** START OF DATA SHOWN **

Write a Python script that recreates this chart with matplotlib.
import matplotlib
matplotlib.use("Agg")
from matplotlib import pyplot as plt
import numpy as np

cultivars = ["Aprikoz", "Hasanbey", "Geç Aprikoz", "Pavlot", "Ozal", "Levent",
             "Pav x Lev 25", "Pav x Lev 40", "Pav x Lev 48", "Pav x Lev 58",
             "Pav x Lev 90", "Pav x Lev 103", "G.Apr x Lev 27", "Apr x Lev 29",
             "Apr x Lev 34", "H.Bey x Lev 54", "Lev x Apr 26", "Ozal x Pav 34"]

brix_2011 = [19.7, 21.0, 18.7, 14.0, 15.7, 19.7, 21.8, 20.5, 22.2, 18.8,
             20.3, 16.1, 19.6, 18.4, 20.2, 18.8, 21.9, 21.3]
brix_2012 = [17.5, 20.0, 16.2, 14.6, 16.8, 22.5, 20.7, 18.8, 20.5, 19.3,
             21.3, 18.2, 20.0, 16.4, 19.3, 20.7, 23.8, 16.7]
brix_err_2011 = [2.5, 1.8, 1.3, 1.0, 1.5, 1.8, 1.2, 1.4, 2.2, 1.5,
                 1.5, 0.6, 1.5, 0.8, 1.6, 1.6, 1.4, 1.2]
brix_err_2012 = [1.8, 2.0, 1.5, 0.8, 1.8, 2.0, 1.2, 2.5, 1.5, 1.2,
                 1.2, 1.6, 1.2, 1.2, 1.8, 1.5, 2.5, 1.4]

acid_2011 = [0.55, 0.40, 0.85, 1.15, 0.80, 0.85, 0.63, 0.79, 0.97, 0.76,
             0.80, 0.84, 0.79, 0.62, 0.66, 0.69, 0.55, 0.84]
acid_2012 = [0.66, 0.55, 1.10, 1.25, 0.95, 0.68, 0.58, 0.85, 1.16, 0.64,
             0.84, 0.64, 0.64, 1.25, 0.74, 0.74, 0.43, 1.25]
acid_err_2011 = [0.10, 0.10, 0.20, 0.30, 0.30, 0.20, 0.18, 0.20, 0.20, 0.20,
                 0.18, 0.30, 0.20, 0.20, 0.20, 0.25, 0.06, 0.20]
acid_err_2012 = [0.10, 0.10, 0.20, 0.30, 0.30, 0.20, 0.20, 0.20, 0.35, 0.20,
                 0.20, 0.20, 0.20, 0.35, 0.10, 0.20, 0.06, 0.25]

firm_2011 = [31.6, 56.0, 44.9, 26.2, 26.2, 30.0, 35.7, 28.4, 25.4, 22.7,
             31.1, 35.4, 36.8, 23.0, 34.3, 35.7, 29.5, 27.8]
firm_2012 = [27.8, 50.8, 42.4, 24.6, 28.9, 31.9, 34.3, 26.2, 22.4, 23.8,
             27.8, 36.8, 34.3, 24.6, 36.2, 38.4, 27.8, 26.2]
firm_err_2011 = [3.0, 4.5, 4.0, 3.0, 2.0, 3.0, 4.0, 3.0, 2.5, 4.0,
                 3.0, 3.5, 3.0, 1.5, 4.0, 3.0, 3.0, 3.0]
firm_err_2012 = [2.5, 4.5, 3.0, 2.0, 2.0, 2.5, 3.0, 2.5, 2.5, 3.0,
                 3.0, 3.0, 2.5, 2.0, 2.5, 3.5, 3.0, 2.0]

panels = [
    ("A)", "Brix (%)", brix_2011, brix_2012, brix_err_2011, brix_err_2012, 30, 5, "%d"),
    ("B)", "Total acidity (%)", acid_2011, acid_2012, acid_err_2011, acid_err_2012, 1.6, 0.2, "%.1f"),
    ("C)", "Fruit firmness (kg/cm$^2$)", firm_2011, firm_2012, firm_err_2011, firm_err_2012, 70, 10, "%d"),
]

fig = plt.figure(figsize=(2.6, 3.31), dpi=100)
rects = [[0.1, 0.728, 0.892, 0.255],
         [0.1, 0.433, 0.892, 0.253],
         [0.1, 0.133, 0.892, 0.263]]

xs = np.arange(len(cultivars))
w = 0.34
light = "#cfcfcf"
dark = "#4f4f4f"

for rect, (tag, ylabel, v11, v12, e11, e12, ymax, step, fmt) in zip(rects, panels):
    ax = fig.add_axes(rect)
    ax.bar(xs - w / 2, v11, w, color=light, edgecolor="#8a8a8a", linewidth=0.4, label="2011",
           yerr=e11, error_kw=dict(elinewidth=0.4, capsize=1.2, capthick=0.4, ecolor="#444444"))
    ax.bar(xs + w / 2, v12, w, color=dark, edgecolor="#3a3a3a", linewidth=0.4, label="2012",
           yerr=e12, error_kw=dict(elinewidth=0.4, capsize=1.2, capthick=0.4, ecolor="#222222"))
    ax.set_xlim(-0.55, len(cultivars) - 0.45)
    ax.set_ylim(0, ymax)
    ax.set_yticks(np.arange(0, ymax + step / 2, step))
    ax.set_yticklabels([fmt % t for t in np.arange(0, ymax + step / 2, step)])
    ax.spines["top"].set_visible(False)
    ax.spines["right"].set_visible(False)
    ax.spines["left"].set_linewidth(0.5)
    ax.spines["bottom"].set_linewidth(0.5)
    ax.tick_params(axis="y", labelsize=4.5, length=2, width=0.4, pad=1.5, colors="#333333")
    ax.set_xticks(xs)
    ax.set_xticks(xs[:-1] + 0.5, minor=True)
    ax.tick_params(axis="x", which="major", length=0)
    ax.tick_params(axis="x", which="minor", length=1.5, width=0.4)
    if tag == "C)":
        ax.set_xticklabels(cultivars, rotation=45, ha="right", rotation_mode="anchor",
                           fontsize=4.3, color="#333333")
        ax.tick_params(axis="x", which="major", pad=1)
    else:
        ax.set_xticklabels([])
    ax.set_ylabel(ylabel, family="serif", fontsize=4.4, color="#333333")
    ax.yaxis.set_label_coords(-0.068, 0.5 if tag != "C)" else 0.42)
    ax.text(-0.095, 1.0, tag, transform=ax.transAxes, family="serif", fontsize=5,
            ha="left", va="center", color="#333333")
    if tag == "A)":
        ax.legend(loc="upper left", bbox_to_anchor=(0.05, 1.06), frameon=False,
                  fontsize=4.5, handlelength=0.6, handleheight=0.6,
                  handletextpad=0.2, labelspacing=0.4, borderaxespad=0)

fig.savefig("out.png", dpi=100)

** END OF DATA SHOWN **
** START OF DATA SHOWN **

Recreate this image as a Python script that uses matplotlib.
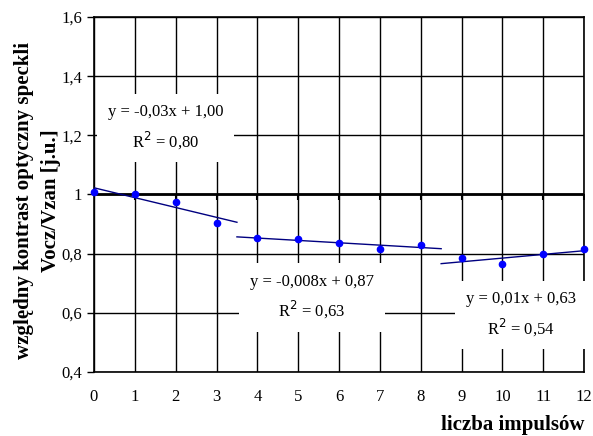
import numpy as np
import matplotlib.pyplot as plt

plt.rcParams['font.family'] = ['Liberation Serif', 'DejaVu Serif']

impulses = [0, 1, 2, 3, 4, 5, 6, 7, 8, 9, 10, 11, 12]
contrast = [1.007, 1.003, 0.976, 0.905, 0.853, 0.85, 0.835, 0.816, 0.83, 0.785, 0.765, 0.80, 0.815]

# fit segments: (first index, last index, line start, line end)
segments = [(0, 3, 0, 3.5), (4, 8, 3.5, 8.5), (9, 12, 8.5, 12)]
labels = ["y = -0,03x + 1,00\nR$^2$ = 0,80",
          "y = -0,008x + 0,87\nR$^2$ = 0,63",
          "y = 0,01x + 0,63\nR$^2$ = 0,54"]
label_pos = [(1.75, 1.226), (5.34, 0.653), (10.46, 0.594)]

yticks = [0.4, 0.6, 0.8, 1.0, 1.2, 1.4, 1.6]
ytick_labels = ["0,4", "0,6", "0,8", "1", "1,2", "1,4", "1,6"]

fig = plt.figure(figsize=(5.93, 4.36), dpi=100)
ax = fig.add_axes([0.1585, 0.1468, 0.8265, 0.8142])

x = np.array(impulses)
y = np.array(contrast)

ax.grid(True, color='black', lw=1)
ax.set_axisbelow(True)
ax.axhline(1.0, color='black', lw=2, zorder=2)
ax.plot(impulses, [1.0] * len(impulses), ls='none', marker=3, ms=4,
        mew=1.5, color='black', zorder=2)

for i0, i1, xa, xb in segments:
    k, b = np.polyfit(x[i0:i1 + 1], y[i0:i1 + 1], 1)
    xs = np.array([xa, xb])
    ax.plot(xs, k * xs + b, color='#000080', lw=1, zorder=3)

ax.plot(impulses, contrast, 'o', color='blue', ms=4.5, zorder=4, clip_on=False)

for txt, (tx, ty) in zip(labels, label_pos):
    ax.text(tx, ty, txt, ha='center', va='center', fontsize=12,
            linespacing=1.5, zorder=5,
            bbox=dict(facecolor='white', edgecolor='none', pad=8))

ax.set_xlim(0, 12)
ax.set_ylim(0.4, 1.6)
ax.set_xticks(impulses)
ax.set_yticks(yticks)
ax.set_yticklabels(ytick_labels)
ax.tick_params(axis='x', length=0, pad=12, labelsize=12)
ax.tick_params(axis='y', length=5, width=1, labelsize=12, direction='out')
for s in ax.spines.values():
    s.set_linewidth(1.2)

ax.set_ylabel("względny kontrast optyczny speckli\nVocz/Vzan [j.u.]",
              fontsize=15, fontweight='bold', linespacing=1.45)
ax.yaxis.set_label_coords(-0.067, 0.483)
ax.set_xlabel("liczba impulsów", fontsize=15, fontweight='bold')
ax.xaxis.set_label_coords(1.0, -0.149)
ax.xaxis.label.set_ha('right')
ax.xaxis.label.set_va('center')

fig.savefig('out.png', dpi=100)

** END OF DATA SHOWN **

*DIRECTIONS*:
Exactly as they stand, quote the lines beginning with the one that contains "Recreate this image" and ending with the one that contains "0.765, 0.80, 0.815]", with no pictures.

*OUTPUT*:
Recreate this image as a Python script that uses matplotlib.
import numpy as np
import matplotlib.pyplot as plt

plt.rcParams['font.family'] = ['Liberation Serif', 'DejaVu Serif']

impulses = [0, 1, 2, 3, 4, 5, 6, 7, 8, 9, 10, 11, 12]
contrast = [1.007, 1.003, 0.976, 0.905, 0.853, 0.85, 0.835, 0.816, 0.83, 0.785, 0.765, 0.80, 0.815]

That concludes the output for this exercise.